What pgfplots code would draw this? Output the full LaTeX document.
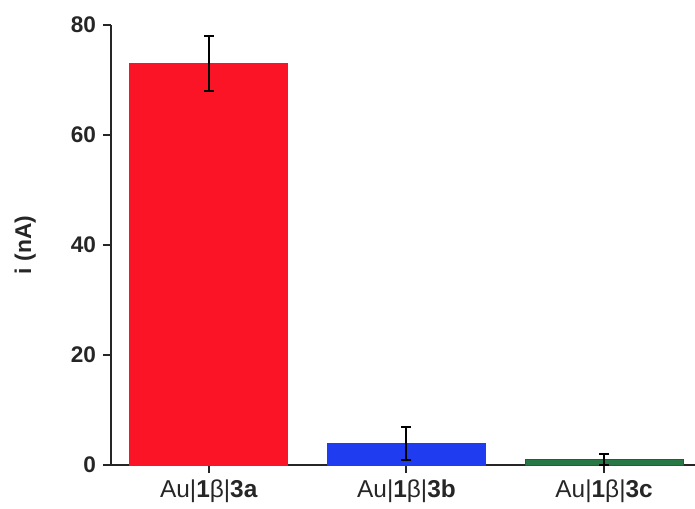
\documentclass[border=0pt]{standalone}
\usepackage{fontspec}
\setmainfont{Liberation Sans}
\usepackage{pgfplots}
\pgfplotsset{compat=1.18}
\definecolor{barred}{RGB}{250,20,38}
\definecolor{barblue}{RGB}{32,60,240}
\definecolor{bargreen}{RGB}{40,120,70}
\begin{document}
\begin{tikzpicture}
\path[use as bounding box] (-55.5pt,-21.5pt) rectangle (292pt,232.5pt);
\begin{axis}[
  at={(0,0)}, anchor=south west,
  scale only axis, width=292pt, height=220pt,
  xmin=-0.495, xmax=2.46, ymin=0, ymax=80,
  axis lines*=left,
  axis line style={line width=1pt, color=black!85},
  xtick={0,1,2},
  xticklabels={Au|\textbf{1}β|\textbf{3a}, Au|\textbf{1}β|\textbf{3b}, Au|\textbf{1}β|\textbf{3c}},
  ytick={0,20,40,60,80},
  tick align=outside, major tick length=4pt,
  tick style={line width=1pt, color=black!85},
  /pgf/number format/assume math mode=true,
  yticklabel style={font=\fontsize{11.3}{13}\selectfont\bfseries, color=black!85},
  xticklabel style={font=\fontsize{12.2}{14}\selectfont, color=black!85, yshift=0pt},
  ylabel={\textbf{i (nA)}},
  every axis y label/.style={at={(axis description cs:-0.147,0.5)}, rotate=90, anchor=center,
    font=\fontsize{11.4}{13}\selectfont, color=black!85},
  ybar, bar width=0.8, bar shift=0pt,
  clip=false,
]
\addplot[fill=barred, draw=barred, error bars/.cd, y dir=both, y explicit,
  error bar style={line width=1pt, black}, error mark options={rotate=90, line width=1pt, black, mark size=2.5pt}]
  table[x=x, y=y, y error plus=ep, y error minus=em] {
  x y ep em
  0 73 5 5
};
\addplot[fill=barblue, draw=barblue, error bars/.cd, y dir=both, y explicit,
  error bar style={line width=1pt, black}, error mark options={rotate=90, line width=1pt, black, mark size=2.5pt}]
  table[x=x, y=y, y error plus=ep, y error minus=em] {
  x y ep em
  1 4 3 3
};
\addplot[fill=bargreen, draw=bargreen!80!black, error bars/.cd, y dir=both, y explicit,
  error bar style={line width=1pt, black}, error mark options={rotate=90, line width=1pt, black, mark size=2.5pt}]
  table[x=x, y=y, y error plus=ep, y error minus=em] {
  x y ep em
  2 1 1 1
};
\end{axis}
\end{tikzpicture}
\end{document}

--*--

> _Written request_: Could you repeat all of the material exactly? Pictures should not be copied.

> _Exercise output_:
What pgfplots code would draw this? Output the full LaTeX document.
\documentclass[border=0pt]{standalone}
\usepackage{fontspec}
\setmainfont{Liberation Sans}
\usepackage{pgfplots}
\pgfplotsset{compat=1.18}
\definecolor{barred}{RGB}{250,20,38}
\definecolor{barblue}{RGB}{32,60,240}
\definecolor{bargreen}{RGB}{40,120,70}
\begin{document}
\begin{tikzpicture}
\path[use as bounding box] (-55.5pt,-21.5pt) rectangle (292pt,232.5pt);
\begin{axis}[
  at={(0,0)}, anchor=south west,
  scale only axis, width=292pt, height=220pt,
  xmin=-0.495, xmax=2.46, ymin=0, ymax=80,
  axis lines*=left,
  axis line style={line width=1pt, color=black!85},
  xtick={0,1,2},
  xticklabels={Au|\textbf{1}β|\textbf{3a}, Au|\textbf{1}β|\textbf{3b}, Au|\textbf{1}β|\textbf{3c}},
  ytick={0,20,40,60,80},
  tick align=outside, major tick length=4pt,
  tick style={line width=1pt, color=black!85},
  /pgf/number format/assume math mode=true,
  yticklabel style={font=\fontsize{11.3}{13}\selectfont\bfseries, color=black!85},
  xticklabel style={font=\fontsize{12.2}{14}\selectfont, color=black!85, yshift=0pt},
  ylabel={\textbf{i (nA)}},
  every axis y label/.style={at={(axis description cs:-0.147,0.5)}, rotate=90, anchor=center,
    font=\fontsize{11.4}{13}\selectfont, color=black!85},
  ybar, bar width=0.8, bar shift=0pt,
  clip=false,
]
\addplot[fill=barred, draw=barred, error bars/.cd, y dir=both, y explicit,
  error bar style={line width=1pt, black}, error mark options={rotate=90, line width=1pt, black, mark size=2.5pt}]
  table[x=x, y=y, y error plus=ep, y error minus=em] {
  x y ep em
  0 73 5 5
};
\addplot[fill=barblue, draw=barblue, error bars/.cd, y dir=both, y explicit,
  error bar style={line width=1pt, black}, error mark options={rotate=90, line width=1pt, black, mark size=2.5pt}]
  table[x=x, y=y, y error plus=ep, y error minus=em] {
  x y ep em
  1 4 3 3
};
\addplot[fill=bargreen, draw=bargreen!80!black, error bars/.cd, y dir=both, y explicit,
  error bar style={line width=1pt, black}, error mark options={rotate=90, line width=1pt, black, mark size=2.5pt}]
  table[x=x, y=y, y error plus=ep, y error minus=em] {
  x y ep em
  2 1 1 1
};
\end{axis}
\end{tikzpicture}
\end{document}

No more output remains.